Records with drawing code
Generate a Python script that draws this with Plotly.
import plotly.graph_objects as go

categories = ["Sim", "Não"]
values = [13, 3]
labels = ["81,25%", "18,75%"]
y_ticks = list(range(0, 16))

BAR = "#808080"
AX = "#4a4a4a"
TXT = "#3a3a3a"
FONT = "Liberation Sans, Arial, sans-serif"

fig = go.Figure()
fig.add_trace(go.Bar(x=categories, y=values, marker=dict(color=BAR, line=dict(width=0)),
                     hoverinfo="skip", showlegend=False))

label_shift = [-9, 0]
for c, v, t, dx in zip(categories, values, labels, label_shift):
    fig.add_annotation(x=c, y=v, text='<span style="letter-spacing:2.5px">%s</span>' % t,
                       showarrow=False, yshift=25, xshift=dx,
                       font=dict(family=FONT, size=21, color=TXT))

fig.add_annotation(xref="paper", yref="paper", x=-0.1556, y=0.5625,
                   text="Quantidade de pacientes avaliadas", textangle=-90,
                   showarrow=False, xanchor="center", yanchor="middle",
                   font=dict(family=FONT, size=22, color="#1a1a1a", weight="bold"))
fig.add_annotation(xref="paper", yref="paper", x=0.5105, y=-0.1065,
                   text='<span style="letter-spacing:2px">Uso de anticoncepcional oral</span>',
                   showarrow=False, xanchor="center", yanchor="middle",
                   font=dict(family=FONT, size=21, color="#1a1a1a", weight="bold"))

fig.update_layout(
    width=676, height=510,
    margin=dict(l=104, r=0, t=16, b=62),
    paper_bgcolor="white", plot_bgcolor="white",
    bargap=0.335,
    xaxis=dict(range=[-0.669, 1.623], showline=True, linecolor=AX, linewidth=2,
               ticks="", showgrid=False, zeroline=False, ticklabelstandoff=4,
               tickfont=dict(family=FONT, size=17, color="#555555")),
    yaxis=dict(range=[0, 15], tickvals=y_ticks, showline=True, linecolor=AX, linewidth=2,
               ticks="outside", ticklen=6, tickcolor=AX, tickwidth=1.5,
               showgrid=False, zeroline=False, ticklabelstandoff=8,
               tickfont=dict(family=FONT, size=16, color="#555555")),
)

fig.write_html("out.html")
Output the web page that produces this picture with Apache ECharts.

YOUR TASK:
Generate an exact reproduction of all entries.

ANSWER:
Generate a Python script that draws this with Plotly.
import plotly.graph_objects as go

categories = ["Sim", "Não"]
values = [13, 3]
labels = ["81,25%", "18,75%"]
y_ticks = list(range(0, 16))

BAR = "#808080"
AX = "#4a4a4a"
TXT = "#3a3a3a"
FONT = "Liberation Sans, Arial, sans-serif"

fig = go.Figure()
fig.add_trace(go.Bar(x=categories, y=values, marker=dict(color=BAR, line=dict(width=0)),
                     hoverinfo="skip", showlegend=False))

label_shift = [-9, 0]
for c, v, t, dx in zip(categories, values, labels, label_shift):
    fig.add_annotation(x=c, y=v, text='<span style="letter-spacing:2.5px">%s</span>' % t,
                       showarrow=False, yshift=25, xshift=dx,
                       font=dict(family=FONT, size=21, color=TXT))

fig.add_annotation(xref="paper", yref="paper", x=-0.1556, y=0.5625,
                   text="Quantidade de pacientes avaliadas", textangle=-90,
                   showarrow=False, xanchor="center", yanchor="middle",
                   font=dict(family=FONT, size=22, color="#1a1a1a", weight="bold"))
fig.add_annotation(xref="paper", yref="paper", x=0.5105, y=-0.1065,
                   text='<span style="letter-spacing:2px">Uso de anticoncepcional oral</span>',
                   showarrow=False, xanchor="center", yanchor="middle",
                   font=dict(family=FONT, size=21, color="#1a1a1a", weight="bold"))

fig.update_layout(
    width=676, height=510,
    margin=dict(l=104, r=0, t=16, b=62),
    paper_bgcolor="white", plot_bgcolor="white",
    bargap=0.335,
    xaxis=dict(range=[-0.669, 1.623], showline=True, linecolor=AX, linewidth=2,
               ticks="", showgrid=False, zeroline=False, ticklabelstandoff=4,
               tickfont=dict(family=FONT, size=17, color="#555555")),
    yaxis=dict(range=[0, 15], tickvals=y_ticks, showline=True, linecolor=AX, linewidth=2,
               ticks="outside", ticklen=6, tickcolor=AX, tickwidth=1.5,
               showgrid=False, zeroline=False, ticklabelstandoff=8,
               tickfont=dict(family=FONT, size=16, color="#555555")),
)

fig.write_html("out.html")
Output the web page that produces this picture with Apache ECharts.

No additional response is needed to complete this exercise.